**TASK INSTRUCTIONS**
Exactly reproduce the lines of the listing below from the one containing "Clone this diagram in TikZ." through the one containing "(650,312.5) -- cycle;". Skip the images.

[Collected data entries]
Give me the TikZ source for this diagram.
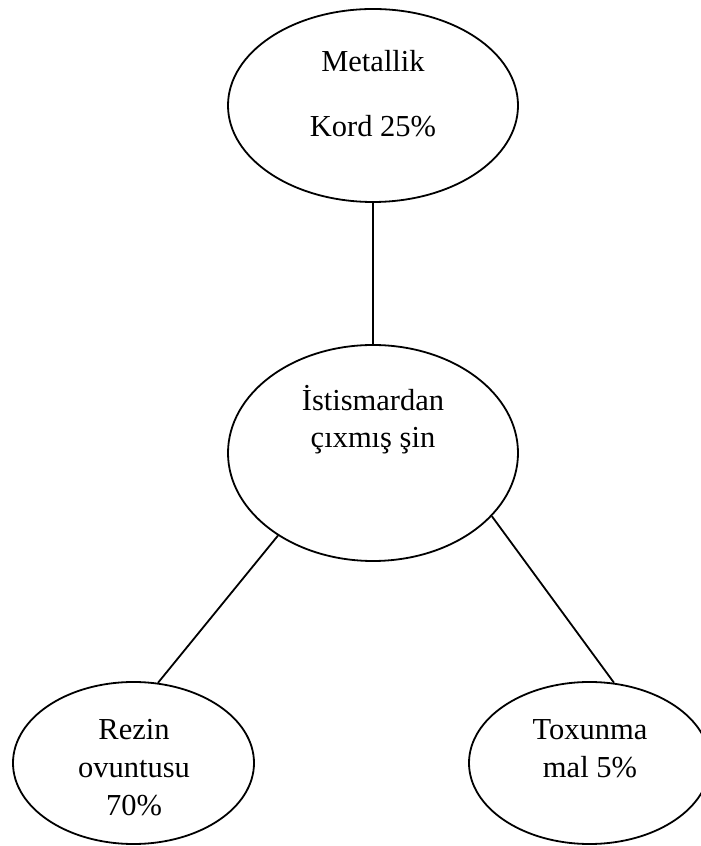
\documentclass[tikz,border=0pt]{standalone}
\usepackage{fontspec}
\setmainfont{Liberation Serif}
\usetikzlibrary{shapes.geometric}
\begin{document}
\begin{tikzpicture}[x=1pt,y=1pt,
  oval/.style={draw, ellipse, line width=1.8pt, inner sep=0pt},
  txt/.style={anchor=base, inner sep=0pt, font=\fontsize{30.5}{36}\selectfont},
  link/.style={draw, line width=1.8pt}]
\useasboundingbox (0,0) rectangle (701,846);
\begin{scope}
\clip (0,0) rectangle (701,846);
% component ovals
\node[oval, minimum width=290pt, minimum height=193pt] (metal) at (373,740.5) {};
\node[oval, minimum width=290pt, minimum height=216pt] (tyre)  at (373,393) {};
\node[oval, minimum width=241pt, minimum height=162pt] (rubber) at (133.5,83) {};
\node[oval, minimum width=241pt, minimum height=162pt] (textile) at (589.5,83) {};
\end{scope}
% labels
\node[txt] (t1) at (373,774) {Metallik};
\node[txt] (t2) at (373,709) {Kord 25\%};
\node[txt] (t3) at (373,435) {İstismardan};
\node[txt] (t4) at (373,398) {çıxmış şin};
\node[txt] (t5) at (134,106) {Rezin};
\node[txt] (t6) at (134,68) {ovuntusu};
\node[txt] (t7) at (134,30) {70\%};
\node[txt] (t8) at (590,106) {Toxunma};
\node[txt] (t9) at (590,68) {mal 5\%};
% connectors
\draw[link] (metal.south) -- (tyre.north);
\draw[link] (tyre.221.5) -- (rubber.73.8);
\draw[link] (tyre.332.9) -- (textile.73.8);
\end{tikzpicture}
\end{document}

* * *

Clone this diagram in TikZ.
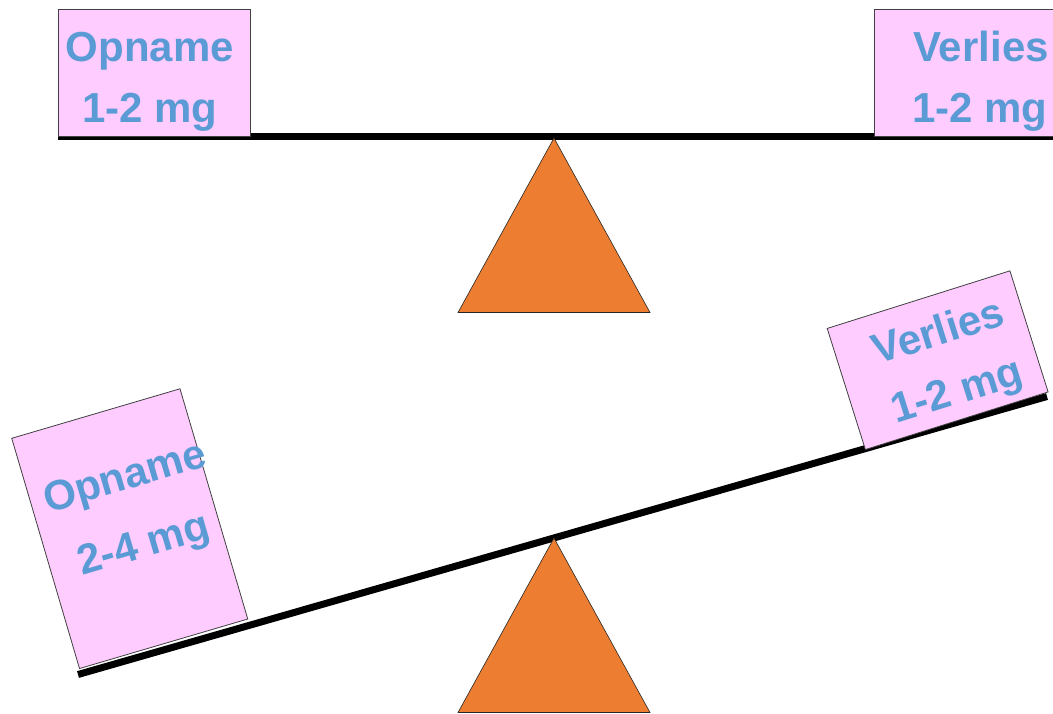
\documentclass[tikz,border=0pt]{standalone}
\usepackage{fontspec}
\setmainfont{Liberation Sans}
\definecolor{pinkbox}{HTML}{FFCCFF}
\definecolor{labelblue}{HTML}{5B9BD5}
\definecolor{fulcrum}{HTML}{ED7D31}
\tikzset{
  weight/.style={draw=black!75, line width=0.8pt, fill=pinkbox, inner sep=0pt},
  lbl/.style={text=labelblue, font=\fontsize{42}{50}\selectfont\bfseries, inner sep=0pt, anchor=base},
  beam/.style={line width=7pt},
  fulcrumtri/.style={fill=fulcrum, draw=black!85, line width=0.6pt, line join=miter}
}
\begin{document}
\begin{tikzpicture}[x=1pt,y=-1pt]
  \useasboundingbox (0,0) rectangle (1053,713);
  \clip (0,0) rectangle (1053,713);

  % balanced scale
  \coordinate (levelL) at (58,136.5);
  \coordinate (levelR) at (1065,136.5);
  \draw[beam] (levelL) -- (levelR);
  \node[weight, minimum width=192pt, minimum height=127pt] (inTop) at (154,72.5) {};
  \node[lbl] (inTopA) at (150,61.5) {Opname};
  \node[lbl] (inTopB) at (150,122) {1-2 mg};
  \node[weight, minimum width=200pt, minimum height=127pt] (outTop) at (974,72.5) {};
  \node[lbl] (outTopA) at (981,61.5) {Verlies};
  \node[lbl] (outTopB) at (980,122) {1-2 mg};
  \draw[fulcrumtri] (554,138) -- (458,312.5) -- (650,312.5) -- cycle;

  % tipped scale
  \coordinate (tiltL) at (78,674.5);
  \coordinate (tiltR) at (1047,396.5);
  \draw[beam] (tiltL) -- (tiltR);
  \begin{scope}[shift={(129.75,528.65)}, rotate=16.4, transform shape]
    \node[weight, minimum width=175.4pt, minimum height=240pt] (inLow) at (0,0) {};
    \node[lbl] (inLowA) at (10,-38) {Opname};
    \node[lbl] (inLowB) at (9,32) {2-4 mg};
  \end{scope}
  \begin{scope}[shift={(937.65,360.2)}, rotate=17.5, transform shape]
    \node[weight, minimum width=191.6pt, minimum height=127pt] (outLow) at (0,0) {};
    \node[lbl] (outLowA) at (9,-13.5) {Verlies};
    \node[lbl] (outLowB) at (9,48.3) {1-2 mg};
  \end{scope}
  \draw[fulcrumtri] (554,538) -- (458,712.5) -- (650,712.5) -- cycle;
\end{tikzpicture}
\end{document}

**SOLUTION TO THE EXERCISE**
Clone this diagram in TikZ.
\documentclass[tikz,border=0pt]{standalone}
\usepackage{fontspec}
\setmainfont{Liberation Sans}
\definecolor{pinkbox}{HTML}{FFCCFF}
\definecolor{labelblue}{HTML}{5B9BD5}
\definecolor{fulcrum}{HTML}{ED7D31}
\tikzset{
  weight/.style={draw=black!75, line width=0.8pt, fill=pinkbox, inner sep=0pt},
  lbl/.style={text=labelblue, font=\fontsize{42}{50}\selectfont\bfseries, inner sep=0pt, anchor=base},
  beam/.style={line width=7pt},
  fulcrumtri/.style={fill=fulcrum, draw=black!85, line width=0.6pt, line join=miter}
}
\begin{document}
\begin{tikzpicture}[x=1pt,y=-1pt]
  \useasboundingbox (0,0) rectangle (1053,713);
  \clip (0,0) rectangle (1053,713);

  % balanced scale
  \coordinate (levelL) at (58,136.5);
  \coordinate (levelR) at (1065,136.5);
  \draw[beam] (levelL) -- (levelR);
  \node[weight, minimum width=192pt, minimum height=127pt] (inTop) at (154,72.5) {};
  \node[lbl] (inTopA) at (150,61.5) {Opname};
  \node[lbl] (inTopB) at (150,122) {1-2 mg};
  \node[weight, minimum width=200pt, minimum height=127pt] (outTop) at (974,72.5) {};
  \node[lbl] (outTopA) at (981,61.5) {Verlies};
  \node[lbl] (outTopB) at (980,122) {1-2 mg};
  \draw[fulcrumtri] (554,138) -- (458,312.5) -- (650,312.5) -- cycle;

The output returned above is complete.